Uma cascata com 500 peças
Quem também mantém a tradição das cascatas sanjoaninas é David Silva, de Pedrouços, na Maia. Começou na infância a construir pequenas cascatas, mas foi há 20 anos que o verdadeiro desafio surgiu “com uma brincadeira” com a sobrinha no Senhor de Matosinhos. “Vi lá bonequinhos, comprei-lhe meia dúzia deles, comecei com um metro quadrado e hoje temos à volta de 500 bonecos. Muito disto é feito por mim à mão”, descreve. Assim começou uma paixão que ainda hoje cumpre religiosamente.

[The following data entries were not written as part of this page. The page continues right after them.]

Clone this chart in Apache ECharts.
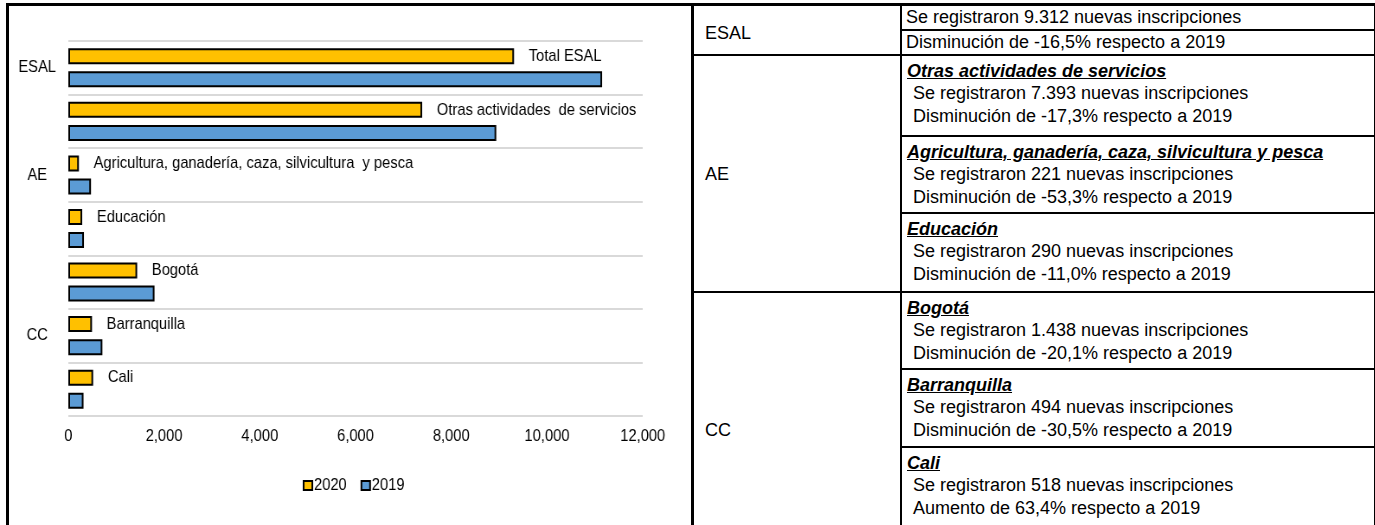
<!DOCTYPE html>
<html>
<head>
<meta charset="utf-8">
<script src="https://cdn.jsdelivr.net/npm/echarts@6/dist/echarts.min.js"></script>
<style>
html, body { margin:0; padding:0; background:#fff; width:1375px; height:525px; overflow:hidden;
  font-family:'Liberation Sans',Arial,sans-serif; color:#000; }
/* the chart in the picture is squeezed horizontally, so draw it wider and scale it back */
#chart { position:absolute; left:0; top:0; width:802px; height:525px; transform:scaleX(0.865); transform-origin:0 0; }
#box { position:absolute; left:6px; top:3px; width:682px; height:600px; border:3px solid #000; border-bottom:none; pointer-events:none; }
#table { position:absolute; left:692px; top:3px; width:680px; height:600px; border:2px solid #000; border-top:3px solid #000; border-bottom:none; background:#fff; }
.hl { position:absolute; height:2px; background:#000; }
.vl { position:absolute; width:2px; background:#000; }
.cell { position:absolute; font-size:18px; line-height:22.6px; white-space:pre; }
.head { font-weight:bold; font-style:italic; text-decoration:underline; }
.body { padding-left:6px; }
</style>
</head>
<body>
<div id="chart"></div>
<div id="box"></div>
<div id="table"></div>
<script>
// chart data
var categories = ['Total ESAL', 'Otras actividades  de servicios', 'Agricultura, ganadería, caza, silvicultura  y pesca',
                  'Educación', 'Bogotá', 'Barranquilla', 'Cali'];
var values2020 = [9312, 7393, 221, 290, 1438, 494, 518];
var values2019 = [11152, 8940, 473, 326, 1800, 711, 317];
var groupNames = ['ESAL', 'AE', 'CC'];
var groupSizes = [1, 3, 3];
var xTicks = [0, 2000, 4000, 6000, 8000, 10000, 12000];

// table data
var tableTitles = ['', 'Otras actividades de servicios', 'Agricultura, ganadería, caza, silvicultura y pesca',
                   'Educación', 'Bogotá', 'Barranquilla', 'Cali'];
var tableCounts = ['9.312', '7.393', '221', '290', '1.438', '494', '518'];
var tableChanges = ['-16,5', '-17,3', '-53,3', '-11,0', '-20,1', '-30,5', '63,4'];

var FONT = "'Liberation Sans',Arial,sans-serif";

var chart = echarts.init(document.getElementById('chart'));

var option = {
    animation: false,
    textStyle: { fontFamily: FONT },
    grid: { left: 79, right: 59, top: 41, bottom: 109, containLabel: false },
    legend: {
        data: ['2020', '2019'],
        left: 345,
        top: 472,
        icon: 'rect',
        itemWidth: 10,
        itemHeight: 9,
        itemGap: 16,
        itemStyle: { borderColor: '#000', borderWidth: 2 },
        textStyle: { fontSize: 17, color: '#000', padding: [0, 0, 0, -3] }
    },
    xAxis: {
        type: 'value',
        min: xTicks[0],
        max: xTicks[xTicks.length - 1],
        interval: 2000,
        axisLine: { show: false },
        axisTick: { show: false },
        splitLine: { show: false },
        axisLabel: {
            margin: 12,
            fontSize: 17,
            color: '#000',
            formatter: function (v) { return v.toLocaleString('en-US'); }
        }
    },
    yAxis: {
        type: 'category',
        data: categories,
        inverse: true,
        axisLine: { show: false },
        axisTick: { show: false },
        axisLabel: { show: false },
        splitLine: { show: true, lineStyle: { color: '#d9d9d9', width: 2 } }
    },
    series: [
        {
            name: '2020',
            type: 'bar',
            data: values2020,
            barWidth: 16,
            barGap: '44%',
            itemStyle: { color: '#FFC000', borderColor: '#000', borderWidth: 2 },
            label: {
                show: true,
                position: 'right',
                distance: 17,
                fontSize: 17,
                color: '#000',
                formatter: function (p) { return categories[p.dataIndex]; }
            }
        },
        {
            name: '2019',
            type: 'bar',
            data: values2019,
            barWidth: 16,
            barGap: '44%',
            itemStyle: { color: '#5B9BD5', borderColor: '#000', borderWidth: 2 }
        }
    ]
};
chart.setOption(option);

// group labels centred on their categories
var graphics = [];
var start = 0;
groupNames.forEach(function (g, i) {
    var a = chart.convertToPixel({ yAxisIndex: 0 }, categories[start]);
    var b = chart.convertToPixel({ yAxisIndex: 0 }, categories[start + groupSizes[i] - 1]);
    graphics.push({
        type: 'text',
        x: 43,
        y: (a + b) / 2,
        style: { text: g, fill: '#000', font: '17px ' + FONT, textAlign: 'center', textVerticalAlign: 'middle' }
    });
    start += groupSizes[i];
});
chart.setOption({ graphic: graphics });

// table on the right
var tbl = document.getElementById('table');
var blockTops = [0, 49, 130, 207, 286, 363, 441, 600];
var groupBlocks = [[0, 1], [1, 4], [4, 7]];
var groupLabelY = [27, 168, 424];
var colX = 206;
var html = '';
html += '<div class="vl" style="left:' + colX + 'px;top:0;height:600px"></div>';
groupBlocks.forEach(function (gb, i) {
    if (i > 0) html += '<div class="hl" style="left:0;width:680px;top:' + (blockTops[gb[0]] - 1) + 'px"></div>';
    html += '<div class="cell" style="left:11px;top:' + (groupLabelY[i] - 11) + 'px">' + groupNames[i] + '</div>';
});
for (var k = 0; k < tableCounts.length; k++) {
    var ty = blockTops[k];
    if (k > 0 && k !== 1 && k !== 4) html += '<div class="hl" style="left:' + colX + 'px;width:' + (680 - colX) + 'px;top:' + (ty - 1) + 'px"></div>';
    var line1 = 'Se registraron ' + tableCounts[k] + ' nuevas inscripciones';
    var pct = tableChanges[k];
    var line2 = (pct.charAt(0) === '-' ? 'Disminución de ' : 'Aumento de ') + pct + '% respecto a 2019';
    if (k === 0) {
        html += '<div class="hl" style="left:' + colX + 'px;width:' + (680 - colX) + 'px;top:23px"></div>';
        html += '<div class="cell" style="left:' + (colX + 6) + 'px;top:0px">' + line1 + '</div>';
        html += '<div class="cell" style="left:' + (colX + 6) + 'px;top:25px">' + line2 + '</div>';
    } else {
        html += '<div class="cell" style="left:' + (colX + 7) + 'px;top:' + (ty + 4.5) + 'px">' +
            '<div class="head">' + tableTitles[k] + '</div>' +
            '<div class="body">' + line1 + '</div>' +
            '<div class="body">' + line2 + '</div></div>';
    }
}
tbl.innerHTML = html;
</script>
</body>
</html>
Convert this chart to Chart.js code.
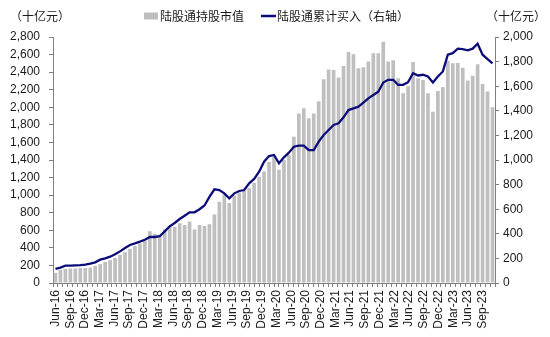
<!DOCTYPE html>
<html>
<head>
<meta charset="utf-8">
<script src="https://cdn.jsdelivr.net/npm/chart.js@4.4.1/dist/chart.umd.min.js"></script>
<style>
  html, body { margin: 0; padding: 0; background: #ffffff; }
  #wrap { width: 550px; height: 337px; position: relative; }
</style>
</head>
<body>
<div id="wrap"><canvas id="c" width="550" height="337"></canvas></div>
<script>
// Monthly observations, Jun-16 .. Oct-23
const months = [
  'Jun-16','Jul-16','Aug-16','Sep-16','Oct-16','Nov-16','Dec-16',
  'Jan-17','Feb-17','Mar-17','Apr-17','May-17','Jun-17','Jul-17','Aug-17','Sep-17','Oct-17','Nov-17','Dec-17',
  'Jan-18','Feb-18','Mar-18','Apr-18','May-18','Jun-18','Jul-18','Aug-18','Sep-18','Oct-18','Nov-18','Dec-18',
  'Jan-19','Feb-19','Mar-19','Apr-19','May-19','Jun-19','Jul-19','Aug-19','Sep-19','Oct-19','Nov-19','Dec-19',
  'Jan-20','Feb-20','Mar-20','Apr-20','May-20','Jun-20','Jul-20','Aug-20','Sep-20','Oct-20','Nov-20','Dec-20',
  'Jan-21','Feb-21','Mar-21','Apr-21','May-21','Jun-21','Jul-21','Aug-21','Sep-21','Oct-21','Nov-21','Dec-21',
  'Jan-22','Feb-22','Mar-22','Apr-22','May-22','Jun-22','Jul-22','Aug-22','Sep-22','Oct-22','Nov-22','Dec-22',
  'Jan-23','Feb-23','Mar-23','Apr-23','May-23','Jun-23','Jul-23','Aug-23','Sep-23','Oct-23'
];

// Date axis labels (one slot per month, a label every quarter)
const axisMonths = months.concat(['Nov-23']);

// 陆股通持股市值 (十亿元, left axis)
const holdings = [
  115, 150, 160, 165, 165, 170, 170,
  175, 195, 215, 240, 260, 285, 320, 350, 390, 420, 450, 480,
  590, 560, 550, 610, 650, 640, 680, 660, 700, 610, 660, 650,
  670, 780, 925, 1010, 910, 995, 1030, 1050, 1080, 1140, 1210, 1270,
  1380, 1440, 1290, 1400, 1460, 1665, 1930, 1990, 1875, 1930, 2070, 2320,
  2430, 2425, 2340, 2470, 2630, 2605, 2445, 2455, 2520, 2615, 2615, 2745,
  2520, 2535, 2330, 2160, 2240, 2515, 2330, 2310, 2160, 1950, 2185, 2230,
  2530, 2500, 2505, 2450, 2305, 2360, 2490, 2265, 2180, 2000
];

// 陆股通累计买入 (十亿元, right axis)
const cumulativeBuy = [
  114, 125, 141, 141, 144, 146, 149,
  157, 168, 190, 200, 214, 233, 257, 285, 309, 322, 336, 352,
  374, 374, 380, 420, 461, 488, 520, 547, 575, 575, 600, 630,
  700, 762, 756, 729, 688, 729, 748, 756, 810, 846, 905, 986,
  1032, 1041, 973, 1022, 1060, 1108, 1117, 1117, 1081, 1081, 1149, 1203,
  1244, 1285, 1298, 1347, 1406, 1420, 1434, 1466, 1501, 1528, 1555, 1630,
  1652, 1652, 1611, 1611, 1633, 1706, 1687, 1693, 1679, 1630, 1679, 1720,
  1856, 1869, 1905, 1902, 1891, 1905, 1945, 1856, 1820, 1786
];

const leftTicks = { min: 0, max: 2800, step: 200 };
const rightTicks = { min: 0, max: 2000, step: 200 };

const seriesNames = ['陆股通持股市值', '陆股通累计买入（右轴）'];
const unitText = '（十亿元）';

const BAR_COLOR = '#bfbfbf';
const LINE_COLOR = '#0d0d7a';
const AXIS_COLOR = '#808080';
const TEXT_COLOR = '#1a1a1a';
const NUM_FONT = { family: '"Liberation Sans", Arial, sans-serif', size: 12 };
const CJK_FAMILY = '"Noto Sans CJK SC", "Noto Sans", sans-serif';

const fmt = v => Number(v).toLocaleString('en-US');

// Legend row and unit captions drawn above the plot
const headerPlugin = {
  id: 'header',
  afterDraw(chart) {
    const ctx = chart.ctx;
    ctx.save();
    ctx.font = '12px ' + CJK_FAMILY;
    ctx.fillStyle = TEXT_COLOR;
    ctx.textBaseline = 'middle';
    const y = 16;
    // units
    ctx.textAlign = 'left';
    ctx.fillText(unitText, 10, y);
    ctx.textAlign = 'right';
    ctx.fillText(unitText, 546, y);
    // legend: bar swatch
    ctx.textAlign = 'left';
    ctx.fillStyle = BAR_COLOR;
    ctx.fillRect(144, y - 3.5, 14, 7);
    ctx.fillStyle = TEXT_COLOR;
    ctx.fillText(seriesNames[0], 160, y);
    // legend: line swatch
    ctx.strokeStyle = LINE_COLOR;
    ctx.lineWidth = 2.5;
    ctx.beginPath();
    ctx.moveTo(261, y);
    ctx.lineTo(276, y);
    ctx.stroke();
    ctx.fillText(seriesNames[1], 277, y);
    ctx.restore();
  }
};

new Chart(document.getElementById('c'), {
  type: 'bar',
  data: {
    labels: months,
    datasets: [
      {
        type: 'line',
        label: seriesNames[1],
        data: cumulativeBuy,
        xAxisID: 'x',
        yAxisID: 'y1',
        borderColor: LINE_COLOR,
        backgroundColor: LINE_COLOR,
        borderWidth: 2.3,
        pointRadius: 0,
        tension: 0,
        order: 0
      },
      {
        type: 'bar',
        label: seriesNames[0],
        data: holdings,
        xAxisID: 'x',
        yAxisID: 'y',
        backgroundColor: BAR_COLOR,
        borderWidth: 0,
        barPercentage: 0.74,
        categoryPercentage: 1.0,
        order: 1
      }
    ]
  },
  plugins: [headerPlugin],
  options: {
    responsive: false,
    animation: false,
    devicePixelRatio: 1,
    layout: { padding: { top: 37, left: 0, right: 0, bottom: 0 } },
    plugins: {
      legend: { display: false },
      tooltip: { enabled: false }
    },
    scales: {
      x: {
        type: 'category',
        offset: true,
        display: false
      },
      xDate: {
        type: 'category',
        labels: axisMonths,
        position: 'bottom',
        offset: true,
        grid: { display: true, drawOnChartArea: false, drawTicks: true, tickLength: 4, color: AXIS_COLOR, offset: true },
        border: { display: true, color: AXIS_COLOR, width: 1 },
        ticks: {
          autoSkip: false,
          minRotation: 90,
          maxRotation: 90,
          padding: 3,
          color: TEXT_COLOR,
          font: NUM_FONT,
          callback: function (value, index) {
            return index % 3 === 0 ? this.getLabelForValue(value) : '';
          }
        },
        afterFit: s => { s.height = 54; }
      },
      y: {
        position: 'left',
        min: leftTicks.min,
        max: leftTicks.max,
        grid: { display: true, drawOnChartArea: false, drawTicks: true, tickLength: 4, color: AXIS_COLOR },
        border: { display: true, color: AXIS_COLOR, width: 1 },
        ticks: { stepSize: leftTicks.step, padding: 9, color: TEXT_COLOR, font: NUM_FONT, callback: v => fmt(v) },
        afterFit: s => { s.width = 53; }
      },
      y1: {
        position: 'right',
        min: rightTicks.min,
        max: rightTicks.max,
        grid: { display: true, drawOnChartArea: false, drawTicks: true, tickLength: 4, color: AXIS_COLOR },
        border: { display: true, color: AXIS_COLOR, width: 1 },
        ticks: { stepSize: rightTicks.step, padding: 4, color: TEXT_COLOR, font: NUM_FONT, callback: v => fmt(v) },
        afterFit: s => { s.width = 55; }
      }
    }
  }
});
</script>
</body>
</html>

A cascata de David Silva está em exposição na Junta de Freguesia de Pedrouços e demorou mais de três semanas apenas para ser montada. Vê-se a Sé do Porto, “que levou sete meses a fazer e tem pormenores de madeira”; a capelinha do São João com água a cair e iluminada de azul; a ponte Luís I; a Serra do Pilar e também elementos da freguesia de Pedrouços, onde nasceu. “Só a montar a cascata demorou-me três semanas. Fiz tudo sozinho. Saio do trabalho e venho para aqui”, descreve à Time Out.
Os tempos livres são usados para se dedicar a esta arte. São vários dias e noites seguidos, com muita criatividade e concentração. Tudo porque quer manter a tradição e, ao mesmo tempo, gosta do desafio que as cascatas lhe trazem. “Dizem-me sempre: ‘Faz isto para o ano’ e eu começo a pensar e talvez faça. E ao ver aqui tanta gente cria-me sangue vivo e cada vez faço mais. Para o ano, de certeza, já vou ter mais coisas novas”, explica.
David sente também que pode ser o exemplo para ajudar a manter a tradição e, por isso, dá também bonecos aos vizinhos para que eles façam uma cascata – “quanto mais fizer, melhor”. “Ao fazer isto, sinto que estou a expandir e a dar ânimo às pessoas para fazerem as cascatas. Se não, a tradição acaba. Por mim não acabará, só se não puder mesmo. Cá estou eu para montar”, assegura. A cascata deste ano está pronta e disponível para ver até ao dia 7 de Julho, mas David já está a pensar na do próximo ano. “Estou a acabar uma e já estou com a cabeça no ano a seguir. Vou tendo sempre algumas ideias novas”. E assim vai mantendo viva e de boa saúde a tradição das cascatas sanjoaninas.